There will be 202 million Internet-capable TV devices in U.S homes in 2015, a 44 percent increase from the 140 million at the start of 2013, according to the Connected Home Forecast report from NPD Connected Intelligence.
Two driving forces in the market are pushing the adoption and use of connected TV devices–streaming media players and the TV itself.
Smart TVs have a strong focus on elements such as online interactivity, Internet television, home networking, over-the-top content and on-demand video streaming—capabilities not present in older television sets.
Similar to how a smartphone integrates the handset’s operating system with a multitude of applications, smart TVs allow the convergence of the Internet with televisions.
At the same time, the introduction of devices, such as Chromecast, are likely to help drive the number of installed and connected media players to 31 million by 2015 and outpace connected Blu-ray players by mid-2014, the report said.
Among those devices, 65 percent will end up being connected to the Internet by consumers in 2015 compared to just 56 percent currently connected. Meanwhile, more connected TVs are being produced, purchased, installed and ultimately connected to the Internet, and by 2015 there will be 23 million installed and connected.

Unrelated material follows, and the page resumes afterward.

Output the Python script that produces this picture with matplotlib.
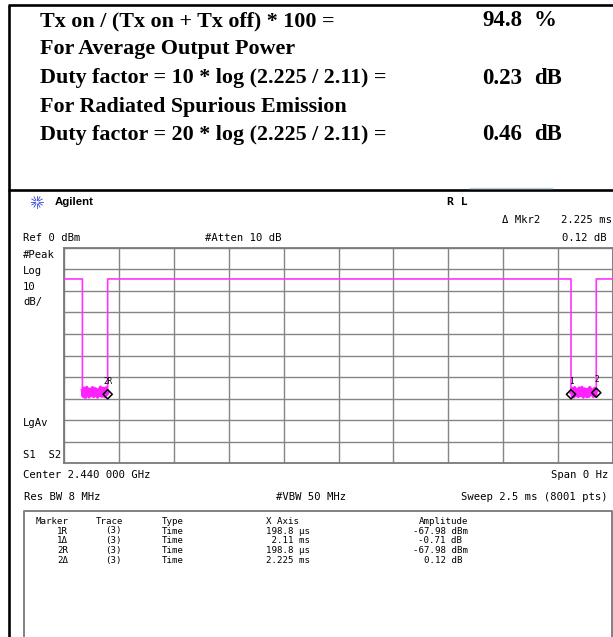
import numpy as np
import matplotlib.pyplot as plt

# ---- data ----
summary_labels = ["Tx on / (Tx on + Tx off) * 100 =",
                  "For Average Output Power",
                  "Duty factor = 10 * log (2.225 / 2.11) =",
                  "For Radiated Spurious Emission",
                  "Duty factor = 20 * log (2.225 / 2.11) ="]
summary_numbers = ["94.8", "", "0.23", "", "0.46"]
summary_units = ["%", "", "dB", "", "dB"]

sweep_us = 2500.0
ref_dbm = 0.0
db_per_div = 10.0
on_level = -14.5
# trace edges (us): falling, rising, falling, rising
edges_us = [83.8, 198.8, 2308.8, 2423.8]
# noise floor readings during the two off periods (dBm)
noise_off1 = [-66.2, -68.9, -65.1, -67.7, -69.4, -66.0, -64.8, -68.1, -67.0, -69.2,
              -65.6, -67.9, -66.4, -68.7, -64.9, -67.3, -69.0, -66.1, -65.4, -68.3,
              -67.5, -69.3, -65.9, -66.8, -68.5, -64.7, -67.1, -68.9, -66.3, -65.2,
              -67.8, -69.1, -66.6, -65.0, -68.0, -67.4]
noise_off2 = [-67.1, -65.3, -68.8, -66.5, -69.2, -64.9, -67.6, -68.4, -65.8, -66.9,
              -69.0, -65.1, -67.9, -68.6, -66.2, -64.8, -67.2, -69.3, -66.0, -65.5,
              -68.2, -67.0, -69.1, -65.7, -66.7, -68.9, -64.9, -67.5, -68.1, -65.9,
              -66.4, -69.0, -67.3, -65.2, -68.5, -66.8]

markers_us = [198.8, 2308.8, 2423.8]
markers_dbm = [-67.98, -67.98, -67.27]
marker_tags = ["2R", "1", "2"]

table_header = ["Marker", "Trace", "Type", "X Axis", "Amplitude"]
table_marker = ["1R", "1\u0394", "2R", "2\u0394"]
table_trace = ["(3)", "(3)", "(3)", "(3)"]
table_type = ["Time", "Time", "Time", "Time"]
table_x = ["198.8 \u00b5s", " 2.11 ms", "198.8 \u00b5s", "2.225 ms"]
table_amp = ["-67.98 dBm", "-0.71 dB ", "-67.98 dBm", "0.12 dB "]

W, H = 613, 637
fig = plt.figure(figsize=(W / 100, H / 100), dpi=100)
bg = fig.add_axes([0, 0, 1, 1])
bg.set_xlim(0, W)
bg.set_ylim(H, 0)
bg.axis("off")

# frame
bg.plot([8.5, 8.5], [5, H], c="k", lw=1.9, solid_capstyle="butt")
bg.plot([8, W], [5, 5], c="k", lw=1.9, solid_capstyle="butt")
bg.plot([8, W], [190, 190], c="k", lw=1.9, solid_capstyle="butt")
bg.plot([470, 552], [187.5, 187.5], c="#b9d4e4", lw=1.0)

# summary text
serif = dict(family="Liberation Serif", weight="bold", va="center")
rows_y = [21, 49, 78, 107, 135]
for lab, num, unit, y in zip(summary_labels, summary_numbers, summary_units, rows_y):
    bg.text(40, y, lab, ha="left", fontsize=15.8, **serif)
    if num:
        bg.text(482, y, num, ha="left", fontsize=16.5, **serif)
        bg.text(534, y, unit, ha="left", fontsize=16.5, **serif)

# analyzer header
mono = dict(family="DejaVu Sans Mono", fontsize=7.6, va="center")
for ang in np.arange(0, 360, 30):
    a = np.deg2rad(ang)
    bg.plot([37 + 2 * np.cos(a), 37 + 6 * np.cos(a)],
            [202 + 2 * np.sin(a), 202 + 6 * np.sin(a)], c="#3344dd", lw=0.6)
bg.text(55, 202, "Agilent", family="Liberation Sans", weight="bold", fontsize=8.2,
        va="center")
bg.text(447, 202, "R L", family="DejaVu Sans Mono", weight="bold", fontsize=8.2,
        va="center")
bg.text(502, 220, "\u0394 Mkr2", ha="left", **mono)
bg.text(612, 220, "2.225 ms", ha="right", **mono)
bg.text(607, 238, "0.12 dB", ha="right", **mono)
bg.text(23, 238, "Ref 0 dBm", ha="left", **mono)
bg.text(205, 238, "#Atten 10 dB", ha="left", **mono)
for lab, y in zip(["#Peak", "Log", "10", "dB/", "LgAv", "S1  S2"],
                  [255, 271, 287, 302, 423, 455]):
    bg.text(23, y, lab, ha="left", **mono)
bg.text(23, 475, "Center 2.440 000 GHz", ha="left", **mono)
bg.text(608, 475, "Span 0 Hz", ha="right", **mono)
bg.text(24, 497, "Res BW 8 MHz", ha="left", **mono)
bg.text(276, 497, "#VBW 50 MHz", ha="left", **mono)
bg.text(608, 497, "Sweep 2.5 ms (8001 pts)", ha="right", **mono)

# marker table
bg.plot([24, 24, 612, 612], [H, 511, 511, H], c="#777777", lw=1.3)
tmono = dict(family="DejaVu Sans Mono", fontsize=6.6, va="center")
col_x = [36, 96, 162, 266, 468]
bg.text(col_x[0], 521, table_header[0], ha="left", **tmono)
bg.text(col_x[1], 521, table_header[1], ha="left", **tmono)
bg.text(col_x[2], 521, table_header[2], ha="left", **tmono)
bg.text(col_x[3], 521, table_header[3], ha="left", **tmono)
bg.text(col_x[4], 521, table_header[4], ha="right", **tmono)
for i in range(len(table_marker)):
    y = 531 + i * 9.7
    bg.text(57, y, table_marker[i], ha="left", **tmono)
    bg.text(105, y, table_trace[i], ha="left", **tmono)
    bg.text(col_x[2], y, table_type[i], ha="left", **tmono)
    bg.text(col_x[3], y, table_x[i], ha="left", **tmono)
    bg.text(col_x[4], y, table_amp[i], ha="right", **tmono)

# graticule
gx0, gx1, gy0, gy1 = 64, 613, 247.7, 463.3
ax = fig.add_axes([gx0 / W, 1 - gy1 / H, (gx1 - gx0) / W, (gy1 - gy0) / H])
ax.set_xlim(0, sweep_us)
ax.set_ylim(ref_dbm - 10 * db_per_div, ref_dbm)
ax.set_xticks(np.arange(0, sweep_us + 1, sweep_us / 10))
ax.set_yticks(np.arange(ref_dbm - 10 * db_per_div, ref_dbm + 1, db_per_div))
ax.tick_params(length=0, labelbottom=False, labelleft=False)
ax.grid(True, color="#858585", lw=1.0)
for sp in ax.spines.values():
    sp.set_color("#7a7a7a")
    sp.set_linewidth(1.3)
ax.set_facecolor("white")

f1, r1, f2, r2 = edges_us
t_n1 = np.linspace(f1, r1, len(noise_off1))
t_n2 = np.linspace(f2, r2, len(noise_off2))
t = np.concatenate([[0, f1], t_n1, [r1, f2], t_n2, [r2, sweep_us]])
v = np.concatenate([[on_level, on_level], noise_off1, [on_level, on_level],
                    noise_off2, [on_level, on_level]])
ax.plot(t, v, c="#ff33ff", lw=1.2, zorder=3)
ax.plot(t_n1, noise_off1, c="#ff22ff", lw=2.4, zorder=3)
ax.plot(t_n2, noise_off2, c="#ff22ff", lw=2.4, zorder=3)

ax.scatter(markers_us, markers_dbm, marker="D", s=22, facecolor="none",
           edgecolor="k", lw=1.1, zorder=4)
for xm, ym, tag in zip(markers_us, markers_dbm, marker_tags):
    ax.text(xm, ym + 6, tag, fontsize=5.5, family="DejaVu Sans Mono",
            ha="center", va="center", zorder=5)

fig.savefig("out.png", dpi=100)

“As consumers connect TVs to the Internet, they are not only using streaming services such as Netflix, they also switch from linear and on-demand TV programming to TV network apps such as HBO GO or WatchESPN,” John Buffone, executive director of industry analyst for NPD Connected Intelligence, said in a statement. “This change in behavior emphasizes the importance of developing strong watch apps and ensuring they are available on all the devices viewers use to connect their TVs.”
The report noted connected TVs, once just a middleman for connected devices, are becoming a much more prominent piece of the living-room experience.
However, while TVs and streaming media players are expected to see the most growth, video-game consoles, such as the recently released Microsoft Xbox One and Sony’s PlayStation 4, will remain the most-connected device to the TV.
The bad news for the television market is that nearly three-quarters of U.S. consumers are not interested in buying a smart TV during the next 12 months, according to the results of an October survey conducted by the TV Systems Intelligence Service at IT research firm IHS.
Among consumers not aware of smart TVs, purchase intention for this type of television was just 7 percent. However, more than 30 percent of consumers who said they were aware of smart TVs indicated they intend to purchase this type of set during the next 12 months.
The survey also revealed 75 percent of smart TV owners possess a smartphone, and 65 percent have a tablet, which creates an opportunity for secondary-screen applications, including content discovery, content sharing or mirroring and remote control.